* Set exercise:
Retype only the lines from the one containing "Reproduce this diagram with TikZ." through the one containing "(12,5) rectangle (1147,806);", both included, word for word. Pictures stay out of the copy.

┏━━

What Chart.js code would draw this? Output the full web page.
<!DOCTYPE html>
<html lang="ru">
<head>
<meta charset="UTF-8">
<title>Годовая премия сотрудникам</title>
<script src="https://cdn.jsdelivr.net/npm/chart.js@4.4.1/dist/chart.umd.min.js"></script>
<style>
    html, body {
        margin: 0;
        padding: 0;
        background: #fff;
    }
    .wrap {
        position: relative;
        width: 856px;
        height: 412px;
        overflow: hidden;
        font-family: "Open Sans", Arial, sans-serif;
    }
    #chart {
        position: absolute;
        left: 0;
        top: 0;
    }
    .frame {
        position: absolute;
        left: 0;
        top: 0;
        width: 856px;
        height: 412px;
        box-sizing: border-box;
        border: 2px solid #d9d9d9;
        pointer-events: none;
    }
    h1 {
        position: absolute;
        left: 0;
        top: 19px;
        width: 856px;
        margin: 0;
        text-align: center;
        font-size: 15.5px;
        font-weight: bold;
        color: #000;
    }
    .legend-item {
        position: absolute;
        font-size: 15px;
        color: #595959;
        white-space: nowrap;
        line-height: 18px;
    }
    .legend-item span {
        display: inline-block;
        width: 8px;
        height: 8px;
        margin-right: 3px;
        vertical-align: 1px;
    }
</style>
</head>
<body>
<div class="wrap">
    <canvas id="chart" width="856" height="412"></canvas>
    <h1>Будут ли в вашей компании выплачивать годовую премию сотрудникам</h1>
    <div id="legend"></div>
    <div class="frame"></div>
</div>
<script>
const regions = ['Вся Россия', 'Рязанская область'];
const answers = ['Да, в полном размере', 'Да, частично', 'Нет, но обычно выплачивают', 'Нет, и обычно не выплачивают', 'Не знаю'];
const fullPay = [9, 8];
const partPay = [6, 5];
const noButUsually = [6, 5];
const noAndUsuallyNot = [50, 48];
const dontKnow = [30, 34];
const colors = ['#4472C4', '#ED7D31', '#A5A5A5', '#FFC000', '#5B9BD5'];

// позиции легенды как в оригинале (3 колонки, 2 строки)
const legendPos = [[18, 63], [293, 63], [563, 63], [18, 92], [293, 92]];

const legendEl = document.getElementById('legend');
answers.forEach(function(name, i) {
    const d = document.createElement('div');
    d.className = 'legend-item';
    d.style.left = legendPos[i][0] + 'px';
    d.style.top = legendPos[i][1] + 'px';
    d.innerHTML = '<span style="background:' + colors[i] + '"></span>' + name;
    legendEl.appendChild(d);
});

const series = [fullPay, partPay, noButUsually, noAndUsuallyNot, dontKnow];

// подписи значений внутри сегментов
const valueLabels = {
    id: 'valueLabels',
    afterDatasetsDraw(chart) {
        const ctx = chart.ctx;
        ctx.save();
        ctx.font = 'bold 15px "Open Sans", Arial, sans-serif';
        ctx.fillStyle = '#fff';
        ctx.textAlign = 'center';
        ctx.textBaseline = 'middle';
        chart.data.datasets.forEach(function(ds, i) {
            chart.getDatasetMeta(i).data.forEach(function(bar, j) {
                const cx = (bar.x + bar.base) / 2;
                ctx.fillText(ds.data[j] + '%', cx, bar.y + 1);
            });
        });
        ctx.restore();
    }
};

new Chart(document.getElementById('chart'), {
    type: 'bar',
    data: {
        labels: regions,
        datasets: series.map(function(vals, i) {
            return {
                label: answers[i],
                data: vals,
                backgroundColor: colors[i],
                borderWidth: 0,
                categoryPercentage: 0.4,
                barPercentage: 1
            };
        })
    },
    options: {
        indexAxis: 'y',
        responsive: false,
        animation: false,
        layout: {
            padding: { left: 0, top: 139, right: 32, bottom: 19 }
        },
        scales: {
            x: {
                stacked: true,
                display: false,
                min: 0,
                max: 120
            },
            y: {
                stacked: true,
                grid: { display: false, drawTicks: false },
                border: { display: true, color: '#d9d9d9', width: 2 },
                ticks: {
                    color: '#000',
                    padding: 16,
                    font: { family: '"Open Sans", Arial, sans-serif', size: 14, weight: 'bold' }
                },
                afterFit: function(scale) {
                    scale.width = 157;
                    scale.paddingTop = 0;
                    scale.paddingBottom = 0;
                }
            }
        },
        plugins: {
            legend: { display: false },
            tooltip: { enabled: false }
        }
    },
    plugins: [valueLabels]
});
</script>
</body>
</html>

┗━━
┏━━

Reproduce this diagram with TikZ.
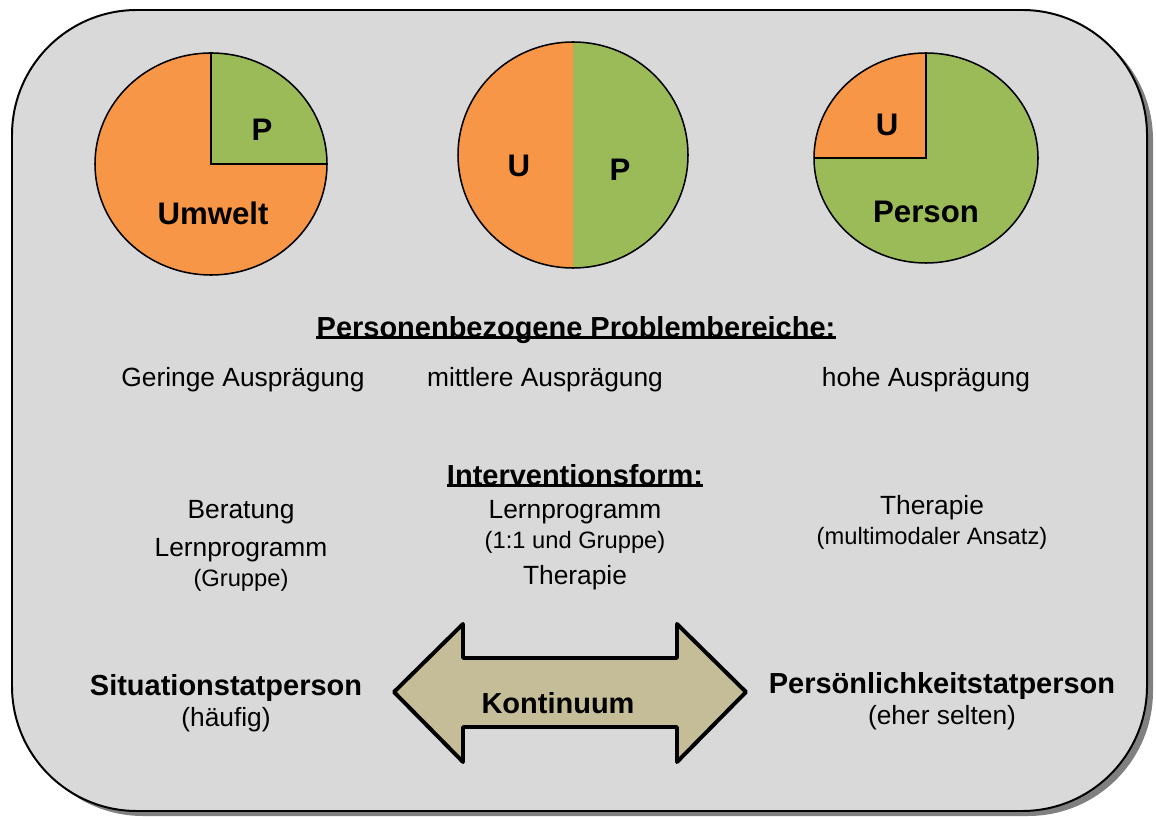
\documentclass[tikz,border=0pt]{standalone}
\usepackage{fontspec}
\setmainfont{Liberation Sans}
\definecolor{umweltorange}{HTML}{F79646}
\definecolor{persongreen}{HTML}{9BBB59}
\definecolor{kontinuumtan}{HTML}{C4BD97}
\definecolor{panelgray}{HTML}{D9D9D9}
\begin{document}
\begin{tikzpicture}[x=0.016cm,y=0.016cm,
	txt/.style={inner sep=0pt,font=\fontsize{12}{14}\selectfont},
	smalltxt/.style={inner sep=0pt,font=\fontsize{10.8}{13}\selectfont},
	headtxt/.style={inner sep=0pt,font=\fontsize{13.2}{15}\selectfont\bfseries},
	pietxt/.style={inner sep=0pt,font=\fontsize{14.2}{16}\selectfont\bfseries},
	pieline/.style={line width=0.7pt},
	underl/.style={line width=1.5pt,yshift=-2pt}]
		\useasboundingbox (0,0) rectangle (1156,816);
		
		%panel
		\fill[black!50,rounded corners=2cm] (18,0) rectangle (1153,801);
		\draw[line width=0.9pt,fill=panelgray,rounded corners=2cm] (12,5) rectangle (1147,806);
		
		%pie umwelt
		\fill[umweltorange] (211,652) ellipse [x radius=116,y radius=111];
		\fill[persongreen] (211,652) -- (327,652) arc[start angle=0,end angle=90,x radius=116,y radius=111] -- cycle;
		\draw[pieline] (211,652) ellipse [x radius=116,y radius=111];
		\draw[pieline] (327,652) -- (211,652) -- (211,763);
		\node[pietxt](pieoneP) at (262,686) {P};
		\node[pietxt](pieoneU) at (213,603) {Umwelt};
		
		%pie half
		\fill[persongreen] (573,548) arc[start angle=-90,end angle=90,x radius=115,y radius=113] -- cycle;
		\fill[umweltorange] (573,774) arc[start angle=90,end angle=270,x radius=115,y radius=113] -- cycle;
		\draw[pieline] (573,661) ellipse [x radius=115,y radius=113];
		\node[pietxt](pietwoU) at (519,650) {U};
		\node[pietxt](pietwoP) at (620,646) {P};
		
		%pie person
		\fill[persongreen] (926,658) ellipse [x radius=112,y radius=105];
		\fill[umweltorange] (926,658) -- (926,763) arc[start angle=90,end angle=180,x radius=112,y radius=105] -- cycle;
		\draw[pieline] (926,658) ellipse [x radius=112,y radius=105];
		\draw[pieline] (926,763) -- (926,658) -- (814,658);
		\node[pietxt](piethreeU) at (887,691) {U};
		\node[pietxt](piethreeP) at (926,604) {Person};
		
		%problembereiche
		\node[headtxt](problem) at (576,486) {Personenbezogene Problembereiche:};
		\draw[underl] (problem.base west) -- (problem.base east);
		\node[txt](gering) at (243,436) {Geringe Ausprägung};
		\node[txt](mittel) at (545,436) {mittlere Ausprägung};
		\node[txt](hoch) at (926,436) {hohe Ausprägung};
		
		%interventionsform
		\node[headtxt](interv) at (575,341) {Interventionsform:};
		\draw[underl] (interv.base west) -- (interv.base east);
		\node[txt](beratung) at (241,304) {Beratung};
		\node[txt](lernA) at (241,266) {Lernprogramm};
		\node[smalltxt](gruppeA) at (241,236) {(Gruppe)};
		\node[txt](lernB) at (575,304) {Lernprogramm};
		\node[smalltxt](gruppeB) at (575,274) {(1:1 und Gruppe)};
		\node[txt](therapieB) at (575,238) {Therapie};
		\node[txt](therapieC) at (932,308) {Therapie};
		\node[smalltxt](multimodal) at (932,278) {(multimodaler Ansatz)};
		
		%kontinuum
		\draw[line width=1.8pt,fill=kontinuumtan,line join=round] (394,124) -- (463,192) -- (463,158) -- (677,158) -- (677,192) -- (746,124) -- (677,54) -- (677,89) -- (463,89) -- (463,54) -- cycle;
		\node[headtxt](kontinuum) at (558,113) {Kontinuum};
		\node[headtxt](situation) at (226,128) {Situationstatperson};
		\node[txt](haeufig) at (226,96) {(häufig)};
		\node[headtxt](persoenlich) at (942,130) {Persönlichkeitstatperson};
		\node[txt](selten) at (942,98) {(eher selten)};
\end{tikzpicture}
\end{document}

┗━━

* Written solution:
Reproduce this diagram with TikZ.
\documentclass[tikz,border=0pt]{standalone}
\usepackage{fontspec}
\setmainfont{Liberation Sans}
\definecolor{umweltorange}{HTML}{F79646}
\definecolor{persongreen}{HTML}{9BBB59}
\definecolor{kontinuumtan}{HTML}{C4BD97}
\definecolor{panelgray}{HTML}{D9D9D9}
\begin{document}
\begin{tikzpicture}[x=0.016cm,y=0.016cm,
	txt/.style={inner sep=0pt,font=\fontsize{12}{14}\selectfont},
	smalltxt/.style={inner sep=0pt,font=\fontsize{10.8}{13}\selectfont},
	headtxt/.style={inner sep=0pt,font=\fontsize{13.2}{15}\selectfont\bfseries},
	pietxt/.style={inner sep=0pt,font=\fontsize{14.2}{16}\selectfont\bfseries},
	pieline/.style={line width=0.7pt},
	underl/.style={line width=1.5pt,yshift=-2pt}]
		\useasboundingbox (0,0) rectangle (1156,816);
		
		%panel
		\fill[black!50,rounded corners=2cm] (18,0) rectangle (1153,801);
		\draw[line width=0.9pt,fill=panelgray,rounded corners=2cm] (12,5) rectangle (1147,806);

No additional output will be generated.